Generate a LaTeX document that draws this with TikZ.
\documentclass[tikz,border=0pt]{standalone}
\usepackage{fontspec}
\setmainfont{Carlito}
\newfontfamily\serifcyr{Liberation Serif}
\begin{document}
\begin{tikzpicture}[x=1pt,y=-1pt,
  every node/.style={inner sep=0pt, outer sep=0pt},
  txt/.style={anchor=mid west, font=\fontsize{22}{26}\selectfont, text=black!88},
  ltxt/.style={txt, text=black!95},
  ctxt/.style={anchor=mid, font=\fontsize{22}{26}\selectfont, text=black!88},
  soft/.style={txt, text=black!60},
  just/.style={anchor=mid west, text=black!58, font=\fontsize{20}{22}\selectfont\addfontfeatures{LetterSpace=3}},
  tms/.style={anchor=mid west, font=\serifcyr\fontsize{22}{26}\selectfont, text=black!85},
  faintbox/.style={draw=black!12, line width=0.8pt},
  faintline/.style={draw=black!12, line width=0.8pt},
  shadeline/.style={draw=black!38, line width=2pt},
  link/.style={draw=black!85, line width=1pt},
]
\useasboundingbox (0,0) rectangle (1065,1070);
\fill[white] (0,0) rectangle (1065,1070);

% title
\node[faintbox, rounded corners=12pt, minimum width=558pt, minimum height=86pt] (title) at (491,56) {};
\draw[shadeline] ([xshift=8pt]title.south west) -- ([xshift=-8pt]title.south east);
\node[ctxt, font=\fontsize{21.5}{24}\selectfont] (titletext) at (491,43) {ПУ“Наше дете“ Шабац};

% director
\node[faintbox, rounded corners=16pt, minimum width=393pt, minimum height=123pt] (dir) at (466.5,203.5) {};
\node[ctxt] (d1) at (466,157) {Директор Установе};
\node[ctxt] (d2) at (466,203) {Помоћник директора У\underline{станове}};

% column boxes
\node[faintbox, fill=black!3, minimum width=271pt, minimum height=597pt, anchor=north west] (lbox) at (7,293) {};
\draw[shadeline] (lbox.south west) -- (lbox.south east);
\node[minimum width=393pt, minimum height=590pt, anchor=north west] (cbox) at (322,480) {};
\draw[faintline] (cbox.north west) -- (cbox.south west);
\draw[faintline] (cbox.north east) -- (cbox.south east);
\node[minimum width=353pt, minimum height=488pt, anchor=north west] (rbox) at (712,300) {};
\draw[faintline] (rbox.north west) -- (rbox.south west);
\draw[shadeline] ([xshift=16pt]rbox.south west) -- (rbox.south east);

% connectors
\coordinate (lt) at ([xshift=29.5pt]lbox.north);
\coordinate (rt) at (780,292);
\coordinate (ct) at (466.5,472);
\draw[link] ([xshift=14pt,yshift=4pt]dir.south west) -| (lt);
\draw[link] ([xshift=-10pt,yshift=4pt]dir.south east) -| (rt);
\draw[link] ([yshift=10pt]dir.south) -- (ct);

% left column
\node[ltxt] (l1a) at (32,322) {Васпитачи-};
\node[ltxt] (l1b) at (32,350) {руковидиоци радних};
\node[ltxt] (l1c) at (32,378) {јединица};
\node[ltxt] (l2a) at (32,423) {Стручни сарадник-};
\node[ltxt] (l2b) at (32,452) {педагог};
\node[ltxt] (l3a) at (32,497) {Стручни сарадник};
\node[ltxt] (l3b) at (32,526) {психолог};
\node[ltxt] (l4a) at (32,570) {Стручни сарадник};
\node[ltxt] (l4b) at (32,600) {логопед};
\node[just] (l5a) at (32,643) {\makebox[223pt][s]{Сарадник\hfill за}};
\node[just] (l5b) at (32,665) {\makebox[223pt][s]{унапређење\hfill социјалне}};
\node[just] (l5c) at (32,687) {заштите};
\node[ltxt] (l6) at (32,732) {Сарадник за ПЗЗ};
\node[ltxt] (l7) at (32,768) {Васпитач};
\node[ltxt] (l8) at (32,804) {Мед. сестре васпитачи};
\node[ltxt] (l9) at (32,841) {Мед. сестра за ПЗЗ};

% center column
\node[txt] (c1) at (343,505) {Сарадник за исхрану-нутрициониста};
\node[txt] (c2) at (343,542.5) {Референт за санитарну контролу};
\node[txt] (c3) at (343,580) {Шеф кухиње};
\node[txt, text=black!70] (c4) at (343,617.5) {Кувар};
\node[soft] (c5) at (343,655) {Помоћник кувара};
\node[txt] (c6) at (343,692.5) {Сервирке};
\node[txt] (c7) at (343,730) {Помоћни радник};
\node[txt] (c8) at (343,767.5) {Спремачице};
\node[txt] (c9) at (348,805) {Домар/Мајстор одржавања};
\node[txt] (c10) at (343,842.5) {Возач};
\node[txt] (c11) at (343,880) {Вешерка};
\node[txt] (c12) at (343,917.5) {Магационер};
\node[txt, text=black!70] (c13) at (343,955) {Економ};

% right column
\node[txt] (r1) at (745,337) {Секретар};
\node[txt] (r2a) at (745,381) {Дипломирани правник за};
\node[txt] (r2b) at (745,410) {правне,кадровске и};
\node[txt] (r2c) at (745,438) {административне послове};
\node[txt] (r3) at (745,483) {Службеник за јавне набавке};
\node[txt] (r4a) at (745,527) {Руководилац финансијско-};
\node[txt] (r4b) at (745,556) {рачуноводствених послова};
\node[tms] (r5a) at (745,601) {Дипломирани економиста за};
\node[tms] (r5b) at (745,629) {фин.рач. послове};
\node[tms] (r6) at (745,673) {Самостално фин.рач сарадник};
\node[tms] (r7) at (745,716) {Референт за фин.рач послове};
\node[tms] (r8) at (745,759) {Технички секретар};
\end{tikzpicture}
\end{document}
---
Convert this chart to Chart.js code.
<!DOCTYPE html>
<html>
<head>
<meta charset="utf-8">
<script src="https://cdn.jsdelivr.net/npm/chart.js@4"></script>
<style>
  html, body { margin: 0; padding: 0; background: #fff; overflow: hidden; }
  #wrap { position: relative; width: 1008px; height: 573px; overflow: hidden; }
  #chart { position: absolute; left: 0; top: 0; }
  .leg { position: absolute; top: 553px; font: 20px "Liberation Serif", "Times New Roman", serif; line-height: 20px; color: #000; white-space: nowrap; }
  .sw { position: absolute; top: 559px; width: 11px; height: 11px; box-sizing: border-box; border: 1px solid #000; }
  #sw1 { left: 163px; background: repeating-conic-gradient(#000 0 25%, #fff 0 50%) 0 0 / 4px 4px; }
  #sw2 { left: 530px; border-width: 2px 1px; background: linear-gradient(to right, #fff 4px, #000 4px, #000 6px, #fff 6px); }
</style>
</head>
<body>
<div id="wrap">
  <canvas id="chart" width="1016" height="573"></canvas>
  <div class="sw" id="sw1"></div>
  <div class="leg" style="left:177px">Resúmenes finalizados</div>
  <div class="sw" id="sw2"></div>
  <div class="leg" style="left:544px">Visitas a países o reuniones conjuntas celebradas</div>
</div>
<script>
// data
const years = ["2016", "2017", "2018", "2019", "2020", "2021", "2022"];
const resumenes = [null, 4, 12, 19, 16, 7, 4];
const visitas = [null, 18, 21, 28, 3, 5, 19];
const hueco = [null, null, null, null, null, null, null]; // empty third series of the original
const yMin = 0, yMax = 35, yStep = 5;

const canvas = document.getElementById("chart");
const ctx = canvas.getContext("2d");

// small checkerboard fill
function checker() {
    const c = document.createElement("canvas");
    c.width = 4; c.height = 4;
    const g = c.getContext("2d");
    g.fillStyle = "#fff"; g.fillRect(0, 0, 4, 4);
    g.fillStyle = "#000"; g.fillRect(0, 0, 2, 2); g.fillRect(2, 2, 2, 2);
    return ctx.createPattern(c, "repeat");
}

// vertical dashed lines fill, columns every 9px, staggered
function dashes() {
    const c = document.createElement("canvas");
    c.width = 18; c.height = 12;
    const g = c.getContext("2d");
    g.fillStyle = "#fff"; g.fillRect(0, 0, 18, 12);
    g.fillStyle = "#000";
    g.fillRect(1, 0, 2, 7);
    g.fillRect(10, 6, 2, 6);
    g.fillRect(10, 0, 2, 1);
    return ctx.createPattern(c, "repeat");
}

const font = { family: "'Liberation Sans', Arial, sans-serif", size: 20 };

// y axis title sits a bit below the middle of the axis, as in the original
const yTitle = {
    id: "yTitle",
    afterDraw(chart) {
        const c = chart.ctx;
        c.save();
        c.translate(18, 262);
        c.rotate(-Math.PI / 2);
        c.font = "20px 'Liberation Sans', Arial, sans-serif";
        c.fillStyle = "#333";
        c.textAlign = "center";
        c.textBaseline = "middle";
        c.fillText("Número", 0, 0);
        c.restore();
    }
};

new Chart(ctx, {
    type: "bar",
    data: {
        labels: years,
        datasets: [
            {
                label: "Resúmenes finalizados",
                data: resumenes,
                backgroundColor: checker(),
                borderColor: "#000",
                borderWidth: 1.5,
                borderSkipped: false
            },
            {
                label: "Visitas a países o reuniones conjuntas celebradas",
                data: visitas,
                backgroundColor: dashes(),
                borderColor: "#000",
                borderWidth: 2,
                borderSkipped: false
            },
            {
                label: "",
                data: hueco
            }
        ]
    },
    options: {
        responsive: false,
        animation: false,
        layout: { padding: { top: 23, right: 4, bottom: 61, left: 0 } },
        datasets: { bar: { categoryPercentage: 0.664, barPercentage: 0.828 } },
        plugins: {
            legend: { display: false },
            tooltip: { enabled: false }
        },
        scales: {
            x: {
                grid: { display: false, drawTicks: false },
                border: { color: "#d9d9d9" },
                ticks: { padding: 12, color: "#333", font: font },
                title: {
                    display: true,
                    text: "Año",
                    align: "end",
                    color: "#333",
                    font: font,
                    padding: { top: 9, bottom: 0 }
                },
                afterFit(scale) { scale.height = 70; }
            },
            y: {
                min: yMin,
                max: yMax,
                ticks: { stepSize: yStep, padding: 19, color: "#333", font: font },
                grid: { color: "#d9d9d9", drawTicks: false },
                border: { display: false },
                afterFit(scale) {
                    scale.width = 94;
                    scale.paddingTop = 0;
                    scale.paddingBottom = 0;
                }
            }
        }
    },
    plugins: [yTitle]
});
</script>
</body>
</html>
---
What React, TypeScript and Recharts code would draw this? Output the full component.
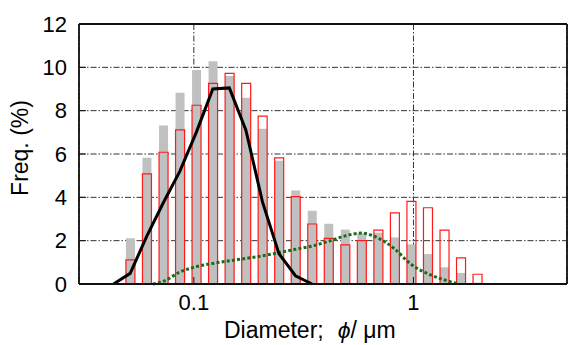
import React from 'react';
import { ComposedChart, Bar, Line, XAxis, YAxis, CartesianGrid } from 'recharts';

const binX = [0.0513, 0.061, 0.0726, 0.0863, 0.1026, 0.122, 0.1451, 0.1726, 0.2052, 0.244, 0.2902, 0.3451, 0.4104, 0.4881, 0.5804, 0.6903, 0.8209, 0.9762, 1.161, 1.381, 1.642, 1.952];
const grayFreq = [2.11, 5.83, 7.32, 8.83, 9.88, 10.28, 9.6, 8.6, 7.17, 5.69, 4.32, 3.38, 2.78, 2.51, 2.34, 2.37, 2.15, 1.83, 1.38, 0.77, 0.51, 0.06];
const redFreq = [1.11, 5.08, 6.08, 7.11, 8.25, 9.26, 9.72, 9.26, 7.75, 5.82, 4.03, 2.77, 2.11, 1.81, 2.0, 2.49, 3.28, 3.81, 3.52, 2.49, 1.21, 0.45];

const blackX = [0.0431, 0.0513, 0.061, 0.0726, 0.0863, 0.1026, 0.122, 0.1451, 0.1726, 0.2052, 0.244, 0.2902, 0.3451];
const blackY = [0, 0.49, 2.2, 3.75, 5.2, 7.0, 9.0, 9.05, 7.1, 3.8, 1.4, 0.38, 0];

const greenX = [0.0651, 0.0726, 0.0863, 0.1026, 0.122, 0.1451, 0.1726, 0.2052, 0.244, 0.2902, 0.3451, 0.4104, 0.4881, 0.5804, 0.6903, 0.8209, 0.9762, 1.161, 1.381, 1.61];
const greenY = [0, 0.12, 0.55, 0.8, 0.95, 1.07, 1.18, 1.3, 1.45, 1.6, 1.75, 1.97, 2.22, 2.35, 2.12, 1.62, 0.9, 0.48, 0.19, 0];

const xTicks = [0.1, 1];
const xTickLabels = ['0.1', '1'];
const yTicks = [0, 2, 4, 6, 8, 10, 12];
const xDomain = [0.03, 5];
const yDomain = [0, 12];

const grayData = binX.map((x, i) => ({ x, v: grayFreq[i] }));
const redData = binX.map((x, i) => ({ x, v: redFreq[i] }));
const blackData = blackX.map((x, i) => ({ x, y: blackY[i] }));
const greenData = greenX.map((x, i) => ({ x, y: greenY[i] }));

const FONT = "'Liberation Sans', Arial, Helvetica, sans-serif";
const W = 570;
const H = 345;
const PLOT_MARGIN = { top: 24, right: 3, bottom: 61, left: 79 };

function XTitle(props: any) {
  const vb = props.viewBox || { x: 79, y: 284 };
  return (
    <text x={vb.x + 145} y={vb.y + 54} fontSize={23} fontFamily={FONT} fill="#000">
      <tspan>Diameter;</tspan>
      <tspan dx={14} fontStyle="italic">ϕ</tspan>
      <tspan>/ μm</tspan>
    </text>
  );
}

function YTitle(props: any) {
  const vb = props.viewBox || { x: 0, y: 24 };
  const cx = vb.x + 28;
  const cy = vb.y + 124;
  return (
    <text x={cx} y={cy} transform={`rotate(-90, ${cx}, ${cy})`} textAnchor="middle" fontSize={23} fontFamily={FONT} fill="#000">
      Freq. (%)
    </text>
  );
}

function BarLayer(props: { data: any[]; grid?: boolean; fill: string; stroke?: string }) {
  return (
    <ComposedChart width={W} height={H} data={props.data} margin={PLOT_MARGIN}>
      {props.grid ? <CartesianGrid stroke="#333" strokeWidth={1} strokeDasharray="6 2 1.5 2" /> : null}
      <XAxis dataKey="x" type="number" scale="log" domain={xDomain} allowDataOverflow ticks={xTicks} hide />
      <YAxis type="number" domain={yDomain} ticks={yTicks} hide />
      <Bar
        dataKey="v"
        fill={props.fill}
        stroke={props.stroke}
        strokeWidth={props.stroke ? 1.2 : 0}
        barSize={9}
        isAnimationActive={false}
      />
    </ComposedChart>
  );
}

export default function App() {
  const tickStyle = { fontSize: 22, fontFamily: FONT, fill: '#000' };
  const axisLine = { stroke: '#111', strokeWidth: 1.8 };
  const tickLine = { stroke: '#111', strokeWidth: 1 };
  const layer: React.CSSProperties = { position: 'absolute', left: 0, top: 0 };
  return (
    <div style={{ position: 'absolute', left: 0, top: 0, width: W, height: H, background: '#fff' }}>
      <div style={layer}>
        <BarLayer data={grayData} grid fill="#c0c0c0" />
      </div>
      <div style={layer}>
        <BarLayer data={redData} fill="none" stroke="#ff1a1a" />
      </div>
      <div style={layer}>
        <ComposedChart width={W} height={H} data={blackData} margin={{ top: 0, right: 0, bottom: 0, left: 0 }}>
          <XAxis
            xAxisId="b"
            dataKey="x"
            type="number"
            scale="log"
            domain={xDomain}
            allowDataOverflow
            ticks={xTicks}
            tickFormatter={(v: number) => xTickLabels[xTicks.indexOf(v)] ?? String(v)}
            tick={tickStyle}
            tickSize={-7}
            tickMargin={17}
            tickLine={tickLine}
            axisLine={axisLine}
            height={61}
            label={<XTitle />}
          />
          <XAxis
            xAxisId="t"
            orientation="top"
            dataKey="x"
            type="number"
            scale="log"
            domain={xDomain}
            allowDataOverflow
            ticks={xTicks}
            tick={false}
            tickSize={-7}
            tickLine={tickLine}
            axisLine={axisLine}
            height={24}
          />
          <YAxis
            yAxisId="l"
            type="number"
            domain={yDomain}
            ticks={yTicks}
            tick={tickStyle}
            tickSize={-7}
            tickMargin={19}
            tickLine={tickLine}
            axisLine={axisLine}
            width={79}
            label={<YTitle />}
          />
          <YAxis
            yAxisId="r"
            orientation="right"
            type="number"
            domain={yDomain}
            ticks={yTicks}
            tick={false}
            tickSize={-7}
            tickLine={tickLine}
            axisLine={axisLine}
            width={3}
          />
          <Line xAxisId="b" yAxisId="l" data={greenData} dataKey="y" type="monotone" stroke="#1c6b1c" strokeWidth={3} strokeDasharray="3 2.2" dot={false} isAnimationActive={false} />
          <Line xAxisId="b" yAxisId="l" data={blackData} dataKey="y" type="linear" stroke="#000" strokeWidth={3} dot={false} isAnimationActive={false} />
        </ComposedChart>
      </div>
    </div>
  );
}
---
▶ **WHAT IS ASKED**:
Extract from the material above the stretch running from the line containing "What React, TypeScript" through the line containing "const yDomain = [0, 12];". Keep the text exact and the pictures out.

▶ **PROBLEM SOLUTION**:
What React, TypeScript and Recharts code would draw this? Output the full component.
import React from 'react';
import { ComposedChart, Bar, Line, XAxis, YAxis, CartesianGrid } from 'recharts';

const binX = [0.0513, 0.061, 0.0726, 0.0863, 0.1026, 0.122, 0.1451, 0.1726, 0.2052, 0.244, 0.2902, 0.3451, 0.4104, 0.4881, 0.5804, 0.6903, 0.8209, 0.9762, 1.161, 1.381, 1.642, 1.952];
const grayFreq = [2.11, 5.83, 7.32, 8.83, 9.88, 10.28, 9.6, 8.6, 7.17, 5.69, 4.32, 3.38, 2.78, 2.51, 2.34, 2.37, 2.15, 1.83, 1.38, 0.77, 0.51, 0.06];
const redFreq = [1.11, 5.08, 6.08, 7.11, 8.25, 9.26, 9.72, 9.26, 7.75, 5.82, 4.03, 2.77, 2.11, 1.81, 2.0, 2.49, 3.28, 3.81, 3.52, 2.49, 1.21, 0.45];

const blackX = [0.0431, 0.0513, 0.061, 0.0726, 0.0863, 0.1026, 0.122, 0.1451, 0.1726, 0.2052, 0.244, 0.2902, 0.3451];
const blackY = [0, 0.49, 2.2, 3.75, 5.2, 7.0, 9.0, 9.05, 7.1, 3.8, 1.4, 0.38, 0];

const greenX = [0.0651, 0.0726, 0.0863, 0.1026, 0.122, 0.1451, 0.1726, 0.2052, 0.244, 0.2902, 0.3451, 0.4104, 0.4881, 0.5804, 0.6903, 0.8209, 0.9762, 1.161, 1.381, 1.61];
const greenY = [0, 0.12, 0.55, 0.8, 0.95, 1.07, 1.18, 1.3, 1.45, 1.6, 1.75, 1.97, 2.22, 2.35, 2.12, 1.62, 0.9, 0.48, 0.19, 0];

const xTicks = [0.1, 1];
const xTickLabels = ['0.1', '1'];
const yTicks = [0, 2, 4, 6, 8, 10, 12];
const xDomain = [0.03, 5];
const yDomain = [0, 12];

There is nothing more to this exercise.